I am one of the editors of the Wake Robin book, Our Great War. I wish to congratulate Elisabeth Crean for her splendid story on the book and her interesting interviews with some of the authors [“Talking ’Bout Their Generation”, March 25]. Also big thanks to designer Andrew Sawtell for his judicious and eye-catching use of photographs. The March 25 edition of Seven Days disappeared like magic from our shelves, and we had to borrow some from Hannaford. Many thanks to all of you for your decision to give the story such a prominent place in the edition.

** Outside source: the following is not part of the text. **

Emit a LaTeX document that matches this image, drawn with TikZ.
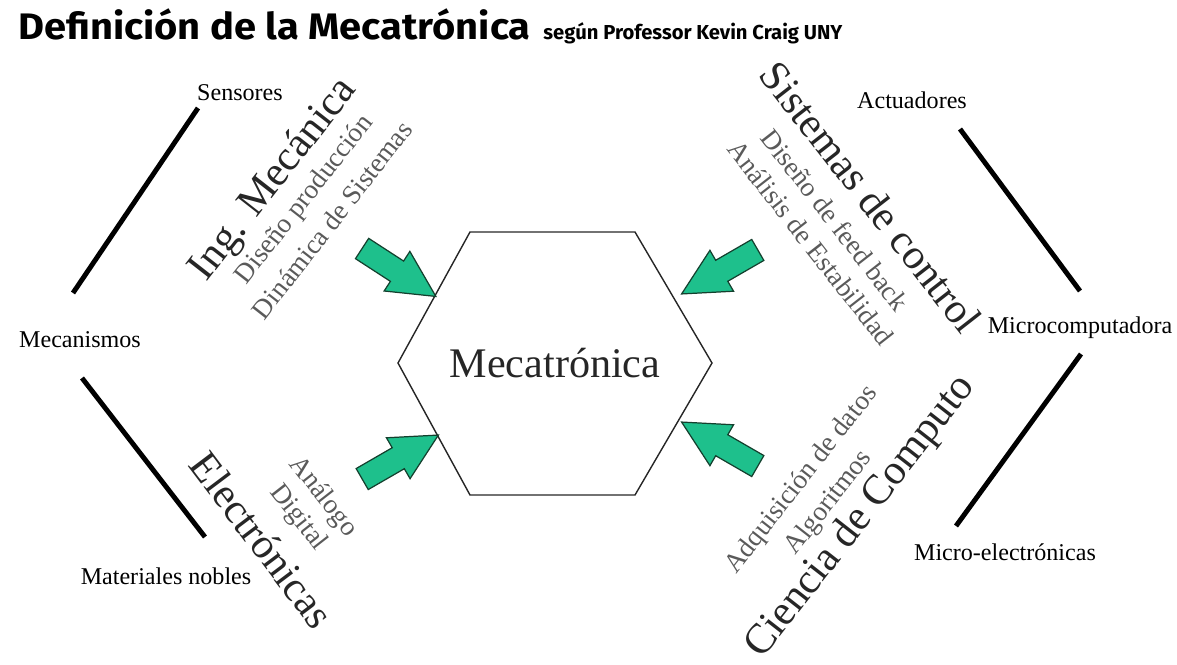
\documentclass[tikz,border=0pt]{standalone}
\usepackage{fontspec}
\setmainfont{Liberation Serif}
\newfontfamily\titulofont[FakeStretch=1.08]{Fira Sans}
\newfontfamily\subtitulofont{Fira Sans}
\usetikzlibrary{shapes.arrows}
\definecolor{verde}{RGB}{30,192,140}
\definecolor{verdeborde}{RGB}{20,64,46}
\definecolor{grisoscuro}{RGB}{38,38,38}
\definecolor{gristema}{RGB}{90,90,90}
\begin{document}
\begin{tikzpicture}[x=0.02cm, y=0.02cm,
    etiqueta/.style={font=\fontsize{13.7}{16}\selectfont, inner sep=0pt},
    area/.style={font=\fontsize{24}{28}\selectfont, text=grisoscuro, inner sep=0pt},
    tema/.style={font=\fontsize{15.5}{18}\selectfont, text=gristema, inner sep=0pt},
    borde/.style={line width=2.8pt},
    flecha/.style={single arrow, draw=verdeborde, fill=verde, line width=0.7pt,
        inner sep=0pt, inner ysep=0.23cm, minimum height=1.76cm,
        single arrow head extend=0.23cm, single arrow tip angle=54}]

    \useasboundingbox (0,0) rectangle (1177,664);

    % titulo
    \node[anchor=base west, inner sep=0pt, font=\titulofont\bfseries\fontsize{21}{24}\selectfont] (titulo) at (18,624) {Definición de la Mecatrónica};
    \node[anchor=base west, inner sep=0pt, font=\subtitulofont\bfseries\fontsize{11.5}{13}\selectfont] (subtitulo) at ([xshift=0.24cm]titulo.base east) {según Professor Kevin Craig UNY};

    % hexagono central
    \node[font=\fontsize{24}{28}\selectfont, text=grisoscuro] (hexa) at (555,301) {Mecatrónica};
    \draw[grisoscuro, line width=0.8pt] (398,301) -- (470,432) -- (635,432) -- (712,301) -- (635,169) -- (470,169) -- cycle;

    % etiquetas exteriores
    \node[etiqueta] (sens) at (240,571) {Sensores};
    \node[etiqueta] (meca) at (80,324) {Mecanismos};
    \node[etiqueta] (mat) at (166,88) {Materiales nobles};
    \node[etiqueta] (act) at (912,564) {Actuadores};
    \node[etiqueta] (micro) at (1080,336) {Microcomputadora};
    \node[etiqueta] (microel) at (1005,112) {Micro-electrónicas};

    \coordinate (l1a) at (198,556);
    \coordinate (l1b) at (73,371);
    \coordinate (l2a) at (82,286);
    \coordinate (l2b) at (205,127);
    \coordinate (r1a) at (960,535);
    \coordinate (r1b) at (1080,373);
    \coordinate (r2a) at (1081,310);
    \coordinate (r2b) at (956,138);

    \draw[borde] (l1a) -- (l1b);
    \draw[borde] (l2a) -- (l2b);
    \draw[borde] (r1a) -- (r1b);
    \draw[borde] (r2a) -- (r2b);

    % areas
    \node[area, rotate=52] (ing) at (274,484) {Ing. Mecánica};
    \node[tema, rotate=52] (disprod) at (305,464) {Diseño producción};
    \node[tema, rotate=52] (dinsis) at (332,444) {Dinámica de Sistemas};

    \node[area, rotate=-52] (sist) at (871,467) {Sistemas de control};
    \node[tema, rotate=-52] (disfeed) at (835,444) {Diseño de feed back};
    \node[tema, rotate=-52] (anal) at (811,421) {Análisis de Estabilidad};

    \node[area, rotate=-53] (elec) at (262,124) {Electrónicas};
    \node[tema, rotate=-52] (digital) at (298,146) {Digital};
    \node[tema, rotate=-52] (analogo) at (323,167) {Análogo};

    \node[area, rotate=52] (cien) at (861,147) {Ciencia de Computo};
    \node[tema, rotate=52] (algo) at (829,161) {Algoritmos};
    \node[tema, rotate=52] (adq) at (802,184) {Adquisición de datos};

    % flechas hacia el hexagono
    \node[flecha, rotate=-33] (fing) at (389,398) {};
    \node[flecha, rotate=210] (fsist) at (730,398) {};
    \node[flecha, rotate=30] (felec) at (390,201) {};
    \node[flecha, rotate=150] (fcien) at (730,214) {};

\end{tikzpicture}
\end{document}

However, I have one small correction to the story. We were surprised to note that the description of Wake Robin seemed to ascribe to the usual, somewhat pejorative cliché of “320 affluent elders” living in a “hilltop enclave” in the “most exclusive retirement … community” in Vermont. In a certain sense, it is exclusive because it is the only one of its kind in the whole state.

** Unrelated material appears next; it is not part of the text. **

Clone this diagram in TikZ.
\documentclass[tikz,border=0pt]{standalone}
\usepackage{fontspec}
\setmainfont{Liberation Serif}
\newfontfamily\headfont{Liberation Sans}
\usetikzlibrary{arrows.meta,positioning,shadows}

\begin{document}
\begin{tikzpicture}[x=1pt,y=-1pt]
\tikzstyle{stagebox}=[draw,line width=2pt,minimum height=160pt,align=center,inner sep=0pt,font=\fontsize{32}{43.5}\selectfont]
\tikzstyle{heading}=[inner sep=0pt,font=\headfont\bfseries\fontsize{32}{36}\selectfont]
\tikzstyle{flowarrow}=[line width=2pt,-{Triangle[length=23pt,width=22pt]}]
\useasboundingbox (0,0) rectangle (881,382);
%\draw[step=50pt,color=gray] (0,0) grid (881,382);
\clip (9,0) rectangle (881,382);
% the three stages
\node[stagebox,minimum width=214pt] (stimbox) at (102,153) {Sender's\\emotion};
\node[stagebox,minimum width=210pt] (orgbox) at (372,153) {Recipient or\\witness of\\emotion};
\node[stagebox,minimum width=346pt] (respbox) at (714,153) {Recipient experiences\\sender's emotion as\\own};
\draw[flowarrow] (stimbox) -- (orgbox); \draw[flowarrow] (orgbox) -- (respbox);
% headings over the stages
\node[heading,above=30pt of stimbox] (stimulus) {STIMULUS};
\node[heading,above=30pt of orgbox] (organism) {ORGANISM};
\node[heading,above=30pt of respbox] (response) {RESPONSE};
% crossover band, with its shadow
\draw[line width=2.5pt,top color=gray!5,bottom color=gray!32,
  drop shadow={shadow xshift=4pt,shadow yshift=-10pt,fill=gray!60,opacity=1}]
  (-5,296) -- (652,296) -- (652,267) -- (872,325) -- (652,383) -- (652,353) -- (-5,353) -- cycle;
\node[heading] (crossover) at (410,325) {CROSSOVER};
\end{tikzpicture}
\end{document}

Wake Robin is a CCRC — a Continuing Care Residential Community — which means that once you become a resident you are entitled to care in Assisted Living and Skilled Nursing Care facilities right here on campus without being outsourced to similar places elsewhere, a great blessing to our children. Such facilities are, of course, expensive, but we do have a diversity of so-called “affluent” residents. We do have some elegant apartments and cottages, but we also have many apartments varying in size down to very small, and large numbers of our residents have retired from academic communities not known for their accumulation of great wealth. We are proud of the fact that many of us contribute actively as volunteers and supporters, not only to the town of Shelburne, but also to the larger Burlington community.

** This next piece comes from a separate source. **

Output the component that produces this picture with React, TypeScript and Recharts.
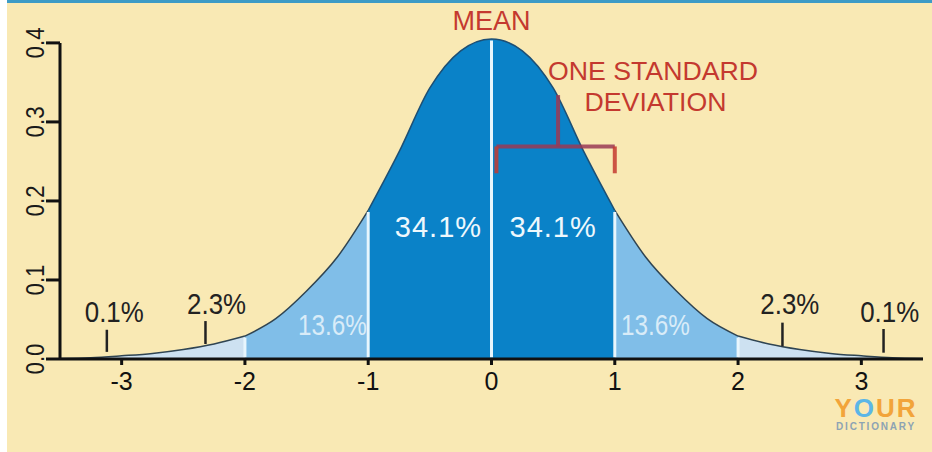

I only write this in the hope that in the future Seven Days will seek to portray Wake Robin more accurately.
The production of Our Great War has meant a great deal to us here, and we are very appreciative of the wonderful publicity you gave to it. Many thanks again.
The filet mignon served at the Trattoria Delia is truly the best anywhere, as evidenced by a celebrity reaction [“Side Dishes: Celeb Cuisine”, April 1]. Once a client tries this filet mignon dish, he will never like it anywhere else in Vermont or the U.S.
Congratulations, Seven Days! You have given a most welcome gift to the pedophiles of northern Vermont. I am referring to the American Apparel ad that ran in your April 1 issue, featuring a model who looks to be about 13. In her skimpy shorts, with parted lips and a come-hither expression, she starts off in a zipped-up hoodie. By the fourth of the six panels, her top is completely unzipped, and her breasts — nipples covered for delicacy — are exposed. This ad is clearly using sex to sell sweatshirts, which is probably OK by fashion industry standards, but the “Lolita” effect is not OK. Media sexualization of young teens and pre-pubescent girls has been a huge problem for years, and this ad exacerbates it.
You can say she’s 18, or 20, or 22 and a graduate student in physics, but it won’t fly. The fact is that she is meant to look like an eighth grader who is ready to be your sexual fantasy nymphet, and this ad achieves that effect. I was an editor at an ad-based weekly much like Seven Days for several years, and I understand the financial realities of putting out a free paper. But I also know that advertising reps work with their clients, and if the newspaper has standards for what they will and will not run in their publication, the rep must convey this to the advertiser. Does Seven Days have standards? Or do you merely run whatever the retailer submits to you?
Have you forgotten the sad lesson of the Brooke Bennett case so soon? Can you say “Breckenridge”?